The refinery said the milestone was achieved after optimising its Crude Distillation Unit and petrol production lines, and it is now undergoing a 72-hour performance test with technology partner UOP to confirm stability.
For decades, Nigeria has relied almost entirely on imported petrol, diesel and aviation fuel. These imports have cost the country billions of dollars each year, placing persistent pressure on the naira and deepening shortages across both the official and parallel markets.
With Dangote now producing at full scale, the country is finally beginning to see a structural shift in FX demand.
The Dangote effect on the Naira
Market data shows that as of 11 February, the naira traded at N1,348 on the Nigerian Foreign Exchange Market (NFEM) and had settled at N1,364 to the dollar in the official market the previous week.
Analysts say the refinery’s output, now nearing 700,000 barrels per day, is already helping reduce the foreign exchange demand previously used to fund petroleum imports, a phenomenon investors are calling the “Dangote Effect.”
While the naira is currently strong in early 2026, supported by external inflows and policy adjustments, market participants remain cautious.
Any shortfall in dollar injections from the Central Bank could widen spreads in the parallel market, creating pressure on the official rate.

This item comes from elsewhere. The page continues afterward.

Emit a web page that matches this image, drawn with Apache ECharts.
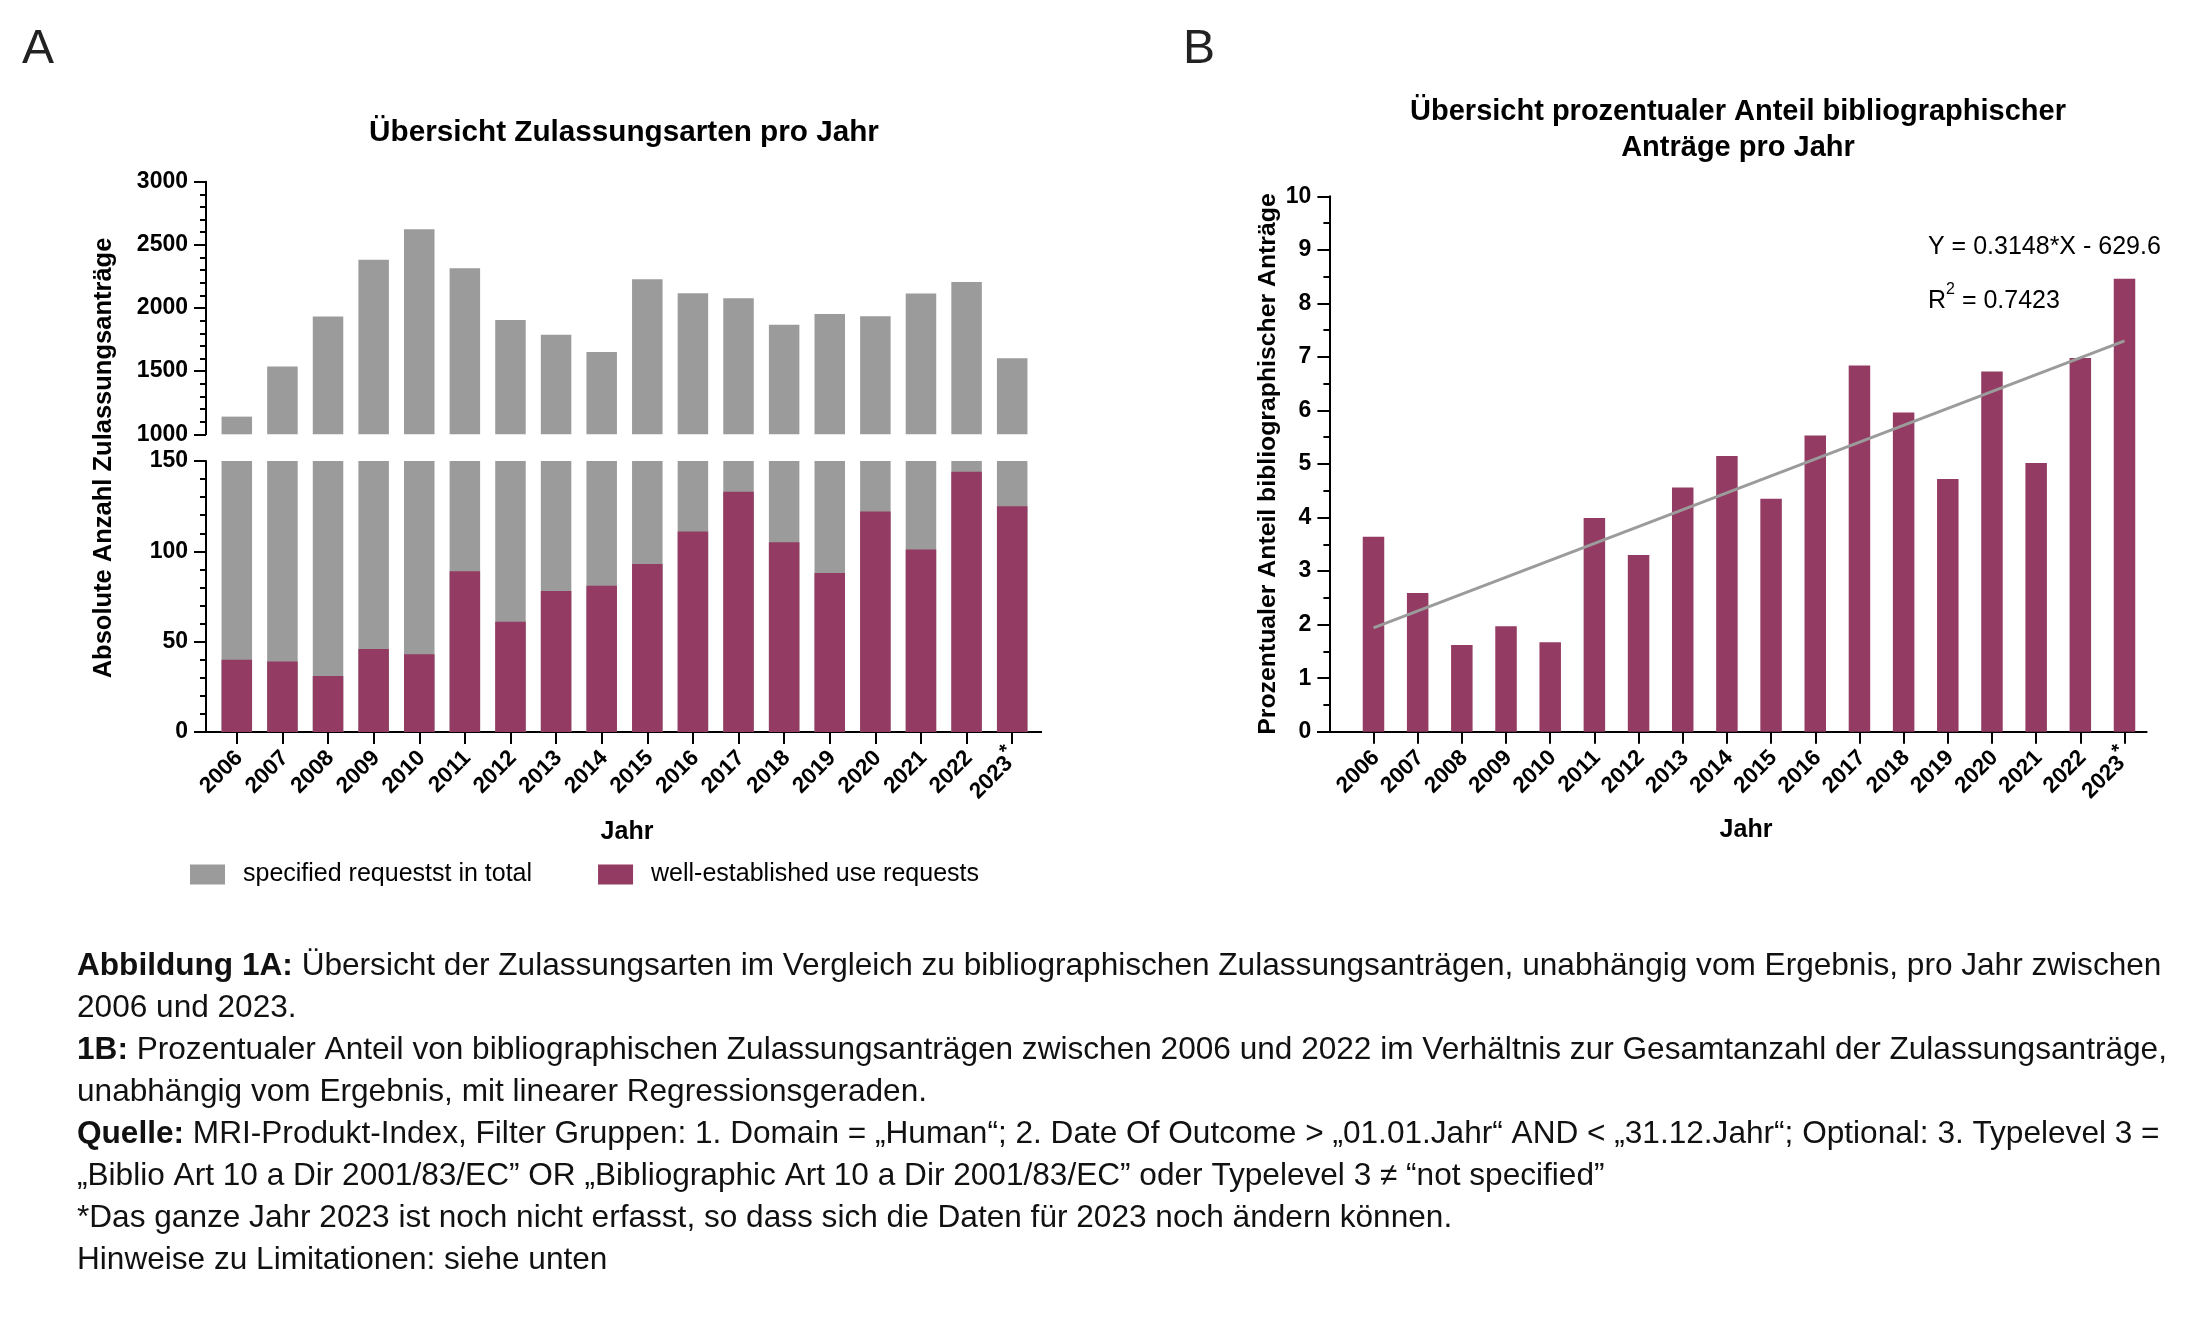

Nevertheless, many observers are cautiously optimistic that the refinery’s operations, alongside ongoing policy measures, can help maintain stability despite global forex volatility.
Billionaire investor Femi Otedola echoed this optimism, describing the refinery’s full-capacity achievement as transformational for Nigeria and Africa.
Writing on X, he noted that domestic refining could ease FX pressures and suggested the naira could strengthen meaningfully, with rates below N1,000 to the dollar increasingly within reach. While his view is bullish, it clearly shows growing confidence that the refinery represents a durable, structural shift rather than a short-term fix.
“Supplying up to 75 million litres of PMS daily changes our energy narrative and conserving foreign exchange. With domestic refining now firmly underway after decades of reliance on imports, pressure on the foreign exchange market should ease significantly. I am optimistic that the naira will strengthen meaningfully, and trading below ₦1,000/$1 before year-end is increasingly within reach.”
Beyond fuel: Industrial and economic implications
The refinery’s impact goes beyond petroleum. Dangote has already begun a $12 billion expansion to increase capacity to 1.4 million barrels per day and add large-scale petrochemical production.
This includes 2.4 million tonnes of polypropylene and 400,000 metric tonnes of Linear Alkyl Benzene annually, materials central to plastics, packaging and cleaning products that Nigeria currently imports in large volumes. Producing them locally could further reduce FX demand from manufacturers while supporting industrial growth.
The full impact on the naira will depend on several factors: the stability of crude supply to the refinery, fiscal and monetary policy, global oil prices, and investor confidence. Yet for the first time in many years, Nigeria has a functioning mega-refinery operating at full capacity, providing a tangible path to reduce one of the economy’s largest sources of FX strain.
For now, what stands out is that industrial capacity is finally meeting domestic economic needs. Market sentiment, supported by data and early investor optimism, suggests the naira could benefit significantly from this structural shift, even as global uncertainties remain.